## START Entries supplied
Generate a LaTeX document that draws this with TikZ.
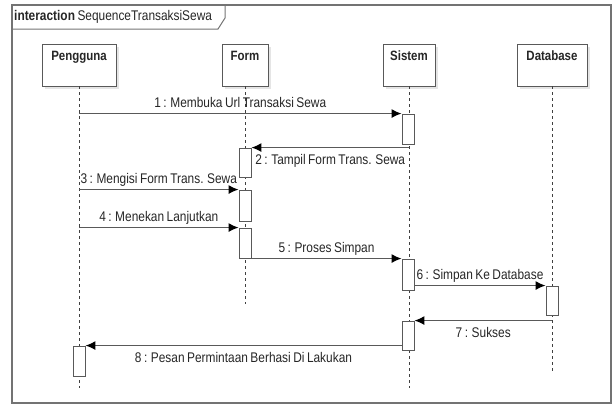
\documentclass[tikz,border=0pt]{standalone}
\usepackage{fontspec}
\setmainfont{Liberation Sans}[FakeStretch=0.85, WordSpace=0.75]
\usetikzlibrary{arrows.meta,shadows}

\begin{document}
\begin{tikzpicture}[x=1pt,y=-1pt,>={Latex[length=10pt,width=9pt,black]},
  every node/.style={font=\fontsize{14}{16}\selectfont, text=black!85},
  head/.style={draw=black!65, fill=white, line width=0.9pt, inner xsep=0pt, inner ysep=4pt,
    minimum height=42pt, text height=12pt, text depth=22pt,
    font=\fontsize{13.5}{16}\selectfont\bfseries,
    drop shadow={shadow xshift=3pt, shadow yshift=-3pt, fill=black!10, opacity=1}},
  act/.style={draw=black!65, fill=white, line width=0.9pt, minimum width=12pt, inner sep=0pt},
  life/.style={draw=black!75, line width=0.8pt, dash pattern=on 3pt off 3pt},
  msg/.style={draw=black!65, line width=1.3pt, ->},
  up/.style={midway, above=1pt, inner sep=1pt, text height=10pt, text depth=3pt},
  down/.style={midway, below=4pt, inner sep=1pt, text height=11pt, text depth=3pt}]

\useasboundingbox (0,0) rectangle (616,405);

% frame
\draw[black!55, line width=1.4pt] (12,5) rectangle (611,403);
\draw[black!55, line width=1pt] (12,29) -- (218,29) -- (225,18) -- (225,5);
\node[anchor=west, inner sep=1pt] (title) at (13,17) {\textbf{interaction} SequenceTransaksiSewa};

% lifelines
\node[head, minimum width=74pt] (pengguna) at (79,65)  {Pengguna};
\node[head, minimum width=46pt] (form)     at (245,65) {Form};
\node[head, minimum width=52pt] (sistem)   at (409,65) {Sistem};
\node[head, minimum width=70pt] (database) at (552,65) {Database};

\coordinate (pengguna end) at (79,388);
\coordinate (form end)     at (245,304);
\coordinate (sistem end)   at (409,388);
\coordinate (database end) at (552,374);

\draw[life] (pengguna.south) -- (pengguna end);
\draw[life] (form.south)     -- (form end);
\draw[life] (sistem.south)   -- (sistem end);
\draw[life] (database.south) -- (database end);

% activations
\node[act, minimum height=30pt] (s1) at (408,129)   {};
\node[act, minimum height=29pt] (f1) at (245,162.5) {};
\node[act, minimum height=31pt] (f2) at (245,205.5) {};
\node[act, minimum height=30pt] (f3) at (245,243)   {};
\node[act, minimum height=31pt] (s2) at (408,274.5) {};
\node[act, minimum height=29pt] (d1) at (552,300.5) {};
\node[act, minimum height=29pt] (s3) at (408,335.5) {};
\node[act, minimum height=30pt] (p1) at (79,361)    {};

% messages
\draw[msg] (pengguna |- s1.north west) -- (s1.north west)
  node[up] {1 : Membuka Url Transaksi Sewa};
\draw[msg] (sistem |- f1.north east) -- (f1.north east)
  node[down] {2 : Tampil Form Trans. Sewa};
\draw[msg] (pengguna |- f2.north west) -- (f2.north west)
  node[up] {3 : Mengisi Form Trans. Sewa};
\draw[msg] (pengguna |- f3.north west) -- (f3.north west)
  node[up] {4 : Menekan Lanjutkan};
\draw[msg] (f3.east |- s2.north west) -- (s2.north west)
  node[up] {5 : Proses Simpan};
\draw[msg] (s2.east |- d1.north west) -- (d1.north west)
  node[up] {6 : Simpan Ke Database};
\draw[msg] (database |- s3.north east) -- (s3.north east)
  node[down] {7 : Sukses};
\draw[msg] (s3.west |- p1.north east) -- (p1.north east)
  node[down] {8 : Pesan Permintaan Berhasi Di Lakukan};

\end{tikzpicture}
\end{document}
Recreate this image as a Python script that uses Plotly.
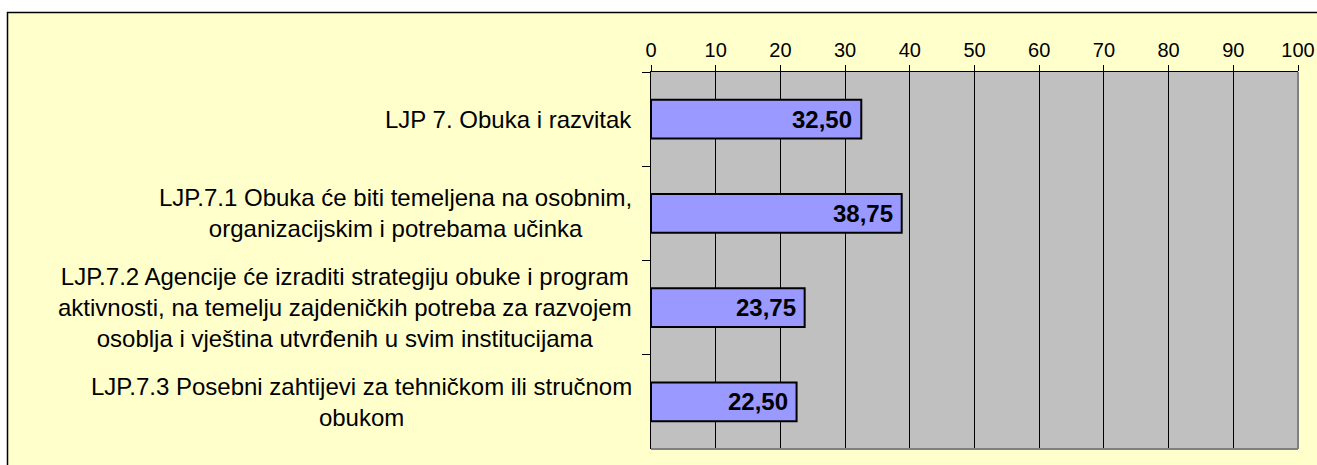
## END Entries supplied
* _Short problem_:
Go through the entries above and pull out each line with "this" in it.

* _The completed task_:
Generate a LaTeX document that draws this with TikZ.
Recreate this image as a Python script that uses Plotly.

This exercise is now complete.